Sycamores – Out of the Paisley and into the basement
Not everyone has the luxury of recording their first album at Prince’s state-of-the-art Paisley Park studio, as Frank Randall, Dave Downey and the ever-evolving lineup known as the Sycamores did on their self-titled debut. Spending two years in a friend’s basement recording your follow-up on a vintage eight-track is an even more unusual choice.
Recording at Paisley Park, Randall explains, “was an amazing experience, but I don’t want to make an album like that again. It’s well-recorded and it sounds really good, but it sounds a little like the playing is aware of the clock ticking in an expensive studio.
“[Working on the eight track], you have to give up a little in terms of fidelity, but you have unlimited time and control over your results. You can do as many takes as you want. It’s not Paisley Park, it’s your basement.”
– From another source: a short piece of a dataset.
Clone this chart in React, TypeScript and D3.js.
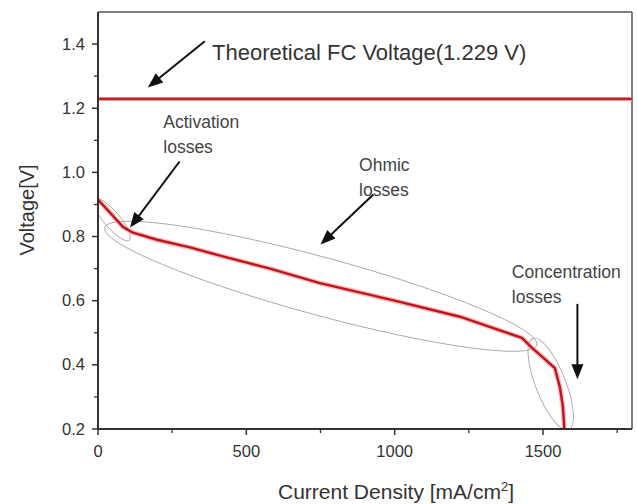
import React from "react";
import * as d3 from "d3";

// Polarization curve (current density mA/cm², voltage V)
const currentDensity = [0, 40, 84, 118, 199, 310, 421, 580, 748, 1000, 1220, 1350, 1429, 1463, 1490, 1540, 1557, 1567, 1572];
const voltage = [0.915, 0.875, 0.83, 0.812, 0.79, 0.766, 0.738, 0.70, 0.655, 0.60, 0.55, 0.509, 0.484, 0.453, 0.431, 0.39, 0.33, 0.27, 0.2];
const theoreticalVoltage = 1.229;

const xTicks = [0, 500, 1000, 1500];
const xMinorTicks = [250, 750, 1250, 1750];
const yTicks = [0.2, 0.4, 0.6, 0.8, 1.0, 1.2, 1.4];
const yMinorTicks = [0.3, 0.5, 0.7, 0.9, 1.1, 1.3];

// annotation labels: [lines, current, voltage]
const annoLabels: [string[], number, number][] = [
  [["Activation", "losses"], 220, 1.137],
  [["Ohmic", "losses"], 880, 1.005],
  [["Concentration", "losses"], 1395, 0.67],
];
// arrows: from [current, voltage] to [current, voltage]
const arrows: [number, number, number, number][] = [
  [360, 1.409, 168, 1.265],
  [275, 1.034, 108, 0.828],
  [928, 0.931, 750, 0.775],
  [1616, 0.59, 1616, 0.355],
];
// ellipses: center current, center voltage, semi-major px, semi-minor px, angle deg
const ellipses: [number, number, number, number, number][] = [
  [47, 0.853, 27, 8, 50],
  [751, 0.645, 224, 29, 15.2],
  [1526, 0.34, 49, 15, 68.6],
];

const W = 637, H = 504;
const M = { left: 98, right: 632, top: 12, bottom: 429 };
const FONT = "'Liberation Sans', Arial, Helvetica, sans-serif";

export default function App() {
  const x = d3.scaleLinear().domain([0, 1800]).range([M.left, M.right]);
  const y = d3.scaleLinear().domain([0.2, 1.5]).range([M.bottom, M.top]);
  const line = d3.line<number>().x((_, i) => x(currentDensity[i])).y((v) => y(v));
  const path = line(voltage) || "";

  const arrowHead = (x1: number, y1: number, x2: number, y2: number) => {
    const ang = Math.atan2(y2 - y1, x2 - x1);
    const L = 15, Wd = 6;
    const bx = x2 - L * Math.cos(ang), by = y2 - L * Math.sin(ang);
    const px = -Math.sin(ang) * Wd, py = Math.cos(ang) * Wd;
    return `M${x2},${y2}L${bx + px},${by + py}L${bx - px},${by - py}Z`;
  };

  return (
    <svg width={W} height={H} style={{ position: "absolute", left: 0, top: 0, background: "#fff" }} fontFamily={FONT}>
      <defs>
        <clipPath id="plotclip">
          <rect x={M.left} y={M.top} width={M.right - M.left} height={M.bottom - M.top} />
        </clipPath>
      </defs>
      {/* frame */}
      <line x1={M.left} x2={M.right} y1={M.top} y2={M.top} stroke="#555" strokeWidth={1.5} />
      <line x1={M.right} x2={M.right} y1={M.top} y2={M.bottom} stroke="#555" strokeWidth={1.5} />

      {/* ellipses */}
      <g clipPath="url(#plotclip)">
        {ellipses.map(([cx, cy, rx, ry, a], i) => (
          <ellipse key={i} cx={0} cy={0} rx={rx} ry={ry}
            transform={`translate(${x(cx)},${y(cy)}) rotate(${a})`}
            fill="none" stroke="#a8a8a8" strokeWidth={0.9} />
        ))}
      </g>

      {/* theoretical line */}
      <line x1={x(0)} x2={x(1800)} y1={y(theoreticalVoltage)} y2={y(theoreticalVoltage)} stroke="#e8a0a0" strokeWidth={4} />
      <line x1={x(0)} x2={x(1800)} y1={y(theoreticalVoltage)} y2={y(theoreticalVoltage)} stroke="#c0202a" strokeWidth={2.2} />

      {/* polarization curve */}
      <g clipPath="url(#plotclip)">
        <path d={path} fill="none" stroke="#f2a4a4" strokeWidth={5} strokeLinejoin="round" opacity={0.7} />
        <path d={path} fill="none" stroke="#c0141c" strokeWidth={2.4} strokeLinejoin="round" />
      </g>

      {/* arrows */}
      {arrows.map(([a, b, c, d], i) => {
        const x1 = x(a), y1 = y(b), x2 = x(c), y2 = y(d);
        const ang = Math.atan2(y2 - y1, x2 - x1);
        return (
          <g key={i}>
            <line x1={x1} y1={y1} x2={x2 - 10 * Math.cos(ang)} y2={y2 - 10 * Math.sin(ang)} stroke="#111" strokeWidth={2} />
            <path d={arrowHead(x1, y1, x2, y2)} fill="#111" />
          </g>
        );
      })}

      {/* annotation text */}
      <text x={212} y={60} fontSize={22} fill="#333">Theoretical FC Voltage(1.229 V)</text>
      {annoLabels.map(([lines, cx, cy], i) => (
        <text key={i} x={x(cx)} y={y(cy)} fontSize={17.5} fill="#444">
          {lines.map((l, j) => (
            <tspan key={j} x={x(cx)} dy={j === 0 ? 0 : 25}>{l}</tspan>
          ))}
        </text>
      ))}

      {/* axes */}
      <line x1={M.left} x2={M.left} y1={M.top} y2={M.bottom + 1} stroke="#333" strokeWidth={2} />
      <line x1={M.left - 1} x2={M.right} y1={M.bottom} y2={M.bottom} stroke="#333" strokeWidth={2} />
      {yTicks.map((t) => (
        <g key={t}>
          <line x1={M.left - 6} x2={M.left} y1={y(t)} y2={y(t)} stroke="#333" strokeWidth={1.5} />
          <text x={85} y={y(t) + 5.5} textAnchor="end" fontSize={16.5} fill="#333">{t.toFixed(1)}</text>
        </g>
      ))}
      {yMinorTicks.map((t) => (
        <line key={t} x1={M.left - 4} x2={M.left} y1={y(t)} y2={y(t)} stroke="#333" strokeWidth={1.3} />
      ))}
      {xTicks.map((t) => (
        <g key={t}>
          <line x1={x(t)} x2={x(t)} y1={M.bottom} y2={M.bottom + 6} stroke="#333" strokeWidth={1.5} />
          <text x={x(t)} y={457} textAnchor="middle" fontSize={16.5} fill="#333">{t}</text>
        </g>
      ))}
      {xMinorTicks.map((t) => (
        <line key={t} x1={x(t)} x2={x(t)} y1={M.bottom} y2={M.bottom + 4} stroke="#333" strokeWidth={1.3} />
      ))}

      {/* axis titles */}
      <text x={396} y={499} textAnchor="middle" fontSize={21} fill="#333">
        Current Density [mA/cm<tspan fontSize={13} dy={-8}>2</tspan><tspan dy={8}>]</tspan>
      </text>
      <text transform={`translate(34,210) rotate(-90)`} textAnchor="middle" fontSize={20} fill="#333">Voltage[V]</text>
    </svg>
  );
}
After two years, Randall and company emerged from the basement studio of local musician Mike Wisti with their second album, Listening Skills Program (Veto Records). “I really wanted to get closer to The Basement Tapes and Exile On Main Street…. sort of feel records that are a little rougher sounding, and the thing you love about them is not necessarily precision and performance, but the overall effect,” Randall says.
Listening Skills Program is an intimate, homespun piece of Americana that deeply reflects the laid-back recording process. Randall’s acoustic guitar and Dylan-meets-Farrar vocals, along with Downey’s straight-ahead country and rock ‘n’ roll drumming, blend perfectly with the bass of long-term collaborator Paul Novak, the pedal steel of Jim Johnson, the organ playing of John Duncan (from Martin Zellar & the Hardways), and the guitar work of Slim Dunlap (ex-Replacements) and Jaques Wait.
As a songwriter, Randall draws secondhand country roots from the likes of Neil Young, Bob Dylan and the Rolling Stones, but he seems equally influenced by the local musicians he’s grown to know since moving to Minneapolis from New York in 1988. The Gear Daddies, the Replacements and the Jayhawks were all rolling when Randall moved to town, and the Sycamores carry on that Minnesotan feel. Still, it may be what Randall refers to as “the oddball songwriters” of his youth that give his songs their unique edge; he cites Robyn Hitchcock, Loudon Wainwright III and Alex Chilton as major influences.
Ultimately, Randall is reluctant to categorize the Sycamores’ music. “I don’t see this band as country music,” he says. “As far as my influences go, I’m more influenced by the Velvet Underground and their acoustic music or noisy music as opposed to whatever country band. It sounds a lot like country music, because when you write a song on an acoustic guitar, get friends of yours to play along, and you make a record of it in Minnesota with people playing vintage electric guitars through old amps in tubed-up studios with real organs and real pianos, things sound a little country. To me, that’s a good sound.”